Configuration changes: If you modified tools or knowledge, rerun evaluations to test against the current agent configuration.

Note:

While an evaluation is in progress, the Test cases section remains temporarily disabled. The system re-enables it after the evaluation finishes.
Your evaluation may take up to 10 minutes, depending on the number of test cases and overall system load.

Reviewing evaluation results

You see each evaluation as a row in the Evaluation results section, which provides key details to help you track and analyze your test outcomes. You can search for specific evaluations using the search box.

Table 2. Evaluation results
Property	Description
Date	When the evaluation started
Success rate	Percentage of tests that passed
Successful tests	Number of tests that passed
Total tests	Total number of tests run
Run by	User who started the evaluation
Download	Export your evaluation report in CSV format

You can select an evaluation result, then click the Download button to export the report in CSV format or click the Delete button to remove it.

To view detailed results:

Click the date link in the Evaluation results table.
Review the comprehensive metrics dashboard showing overall performance and individual test results.

The detailed results page displays the agent name and description at the top, followed by overall metrics cards and individual test results. Each test result row includes an overflow menu with options to Run test or View traces for debugging.

Tip:

Use View traces to see the exact tool calls, parameters, and responses generated during test execution. This is essential for debugging tool call mismatches.

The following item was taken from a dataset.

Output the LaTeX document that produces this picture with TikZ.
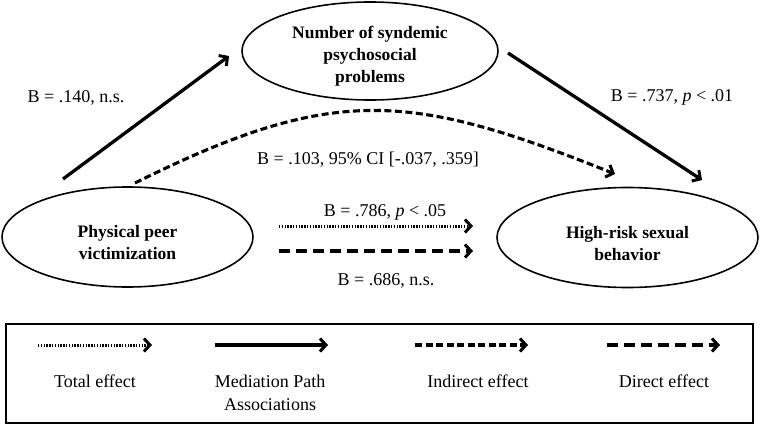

Analyzing evaluation metrics

To analyze evaluation metrics, you select an evaluation by clicking the timestamp under Date in the Evaluation results table.

Performance metrics

Performance metrics for the selected test case:

Table 3. Performance metrics
Metric	Description
Orchestrate Agent Routing F1	F1 score for agent routing. Range: 0-1.
Total Steps	Number of conversation turns.
LLM Steps	Number of language model invocations.
Average Agent Response Time (s)	Response time in seconds.
Total Tool Calls	Number of tool invocations.
Tool Call Recall	Completeness score. Range: 0-1.
Tool Call Precision	Accuracy score. Range: 0-1.
Expected Tool Calls	Number of tool calls expected.
Correct Tool Calls	Number of correctly executed tool calls.
Missed Tool Calls	Number of expected tool calls not executed.
Tool Calls with Incorrect Parameters	Number of tool calls with wrong parameters.
Text Match	Semantic similarity score between the agent's response and expected response. Range: 0-1.
Journey Completion	Whether the conversation journey was completed.

Pass or fail indicators

Pass or fail indicators for the selected test case:

Table 4. Pass or fail indicators
Metric	Description
Tool Match Success	Whether correct tools were selected (Yes/No).
Keyword Match	Whether expected keywords appear in response (Yes/No).
Journey Success	Whether the agent completed the expected conversation flow (Yes/No).
Semantic Match	Whether response is semantically similar to expected (Yes/No).

Accessing the Legacy experience

The previous evaluation interface (CSV upload) is available for 30 days after the feature release. To access it, go to the Test agent page and click Legacy experience in the top right.

For more information, see Evaluate with CSV files.

What to do next

After you review evaluation results and identify improvement areas, take action by refining tools, updating knowledge, and adjusting configurations.